When younger only hung out in cop bars owner never felt the need to have a weapon always had a bunch of us there most days.
The little store I used to walk to as a kid had those pull drawer type cigarette pack dispensers about the clerk's counter. One of the drawers contained a Walther P38, or P1 maybe, I never got a real close look at it. The old fellow had very few kin, and I've no idea where that old gun went when he passed on.
Although I never saw it personally, but we had a veteran back home that reportedly has some sort of mine/grenade rigged up under the seat of his truck. If you didn't know how to disarm it, before starting, it would blow up. If it wasn't true, it sure kept someone from wanting to mess with him......
Supposedly a friend who served with him said he had broken his neck during a combat mission and held his head up with one hand and drove himself for help......
Knowing of the guy, I wouldn't doubt either story!
Second Division, Camp Casey Korea 1972.
I worked in an outfit called AG Forward. We processed messages off the teletype, Delivered Registered Mail and Classified Document Pouchs. Put the CG's Reading File together every morning, etc.
We had a Loaded 1911 that Lived in the desk drawer in the Cage, and a large Thermite Grenade that Lived on top of each safe.
Best as I remember the Thermite Grenades were in a cardboard canister about the same size as a 15 Pound keg of RedDot. My guess is they were WAY over size for the application.
Just got to thinking. Camp Casey 96224, Souel 96301, The real base that the TV Series MASH was located at 96358. Who would think you would remember the Zip Codes after 40+ years.
Big Creek Kydex Speed Loader Carriers
At the LGS I used to frequent when I was a teenager, they knew me well and let me behind the counter to look at the shotguns. When I got behind the counter, there were 2 1911s in mounts metal holsters that were screwed to the counter right by the cash register, and a 3rd 1911 out on a shelf a little further down.
Though defensive violence will always be a sad necessity in the eyes of men of principle, it would be still more unfortunate if wrongdoers should dominate just men -St. Augustine
Kept a K frame Smith with 4" barrel under the register at the gun shop. Ithaca 9 shot model 37 M+P propped up with none in the chamber in the corner.

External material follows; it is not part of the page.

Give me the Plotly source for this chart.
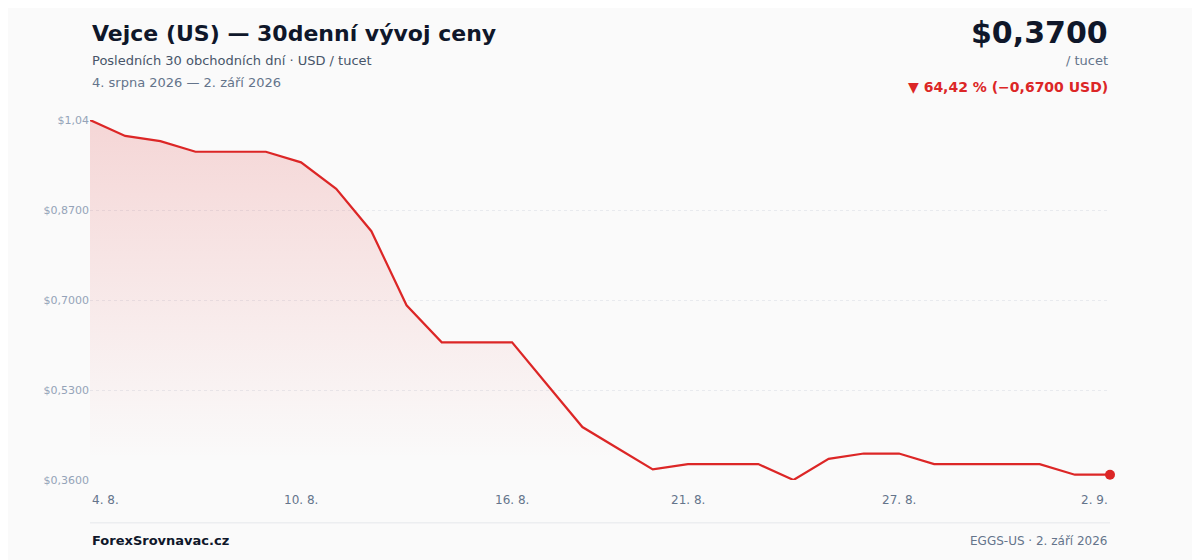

When I had the right people working certain days, the Ithaca went on the long gun wall behind the register with a tag that read "display purposes only, not for sale". No one got to handle it [ take it off the wall ] but the register person or myself. On a few occasions when I didn't like what I saw walk in the door, I'd take it off the wall as if to show it to a customer. Didn't bring any attention pulling from the wall like any other up there for sale.
The mind is the limiting factor
Quick Kill Rifle and Pistol Instructor
I haven't thought about this in years, but back in the late 60's, maybe 1969, while in college I tended bar in a joint in downtown Minneapolis. A Thompson .45 Machine gun from the late 20's was either on the wall or against the wall behind the owner's desk in his office - I can't remember which. I thought it was a decorative thing. I found out towards the end of my tenure at the bar that it was loaded and ready for use. Wow!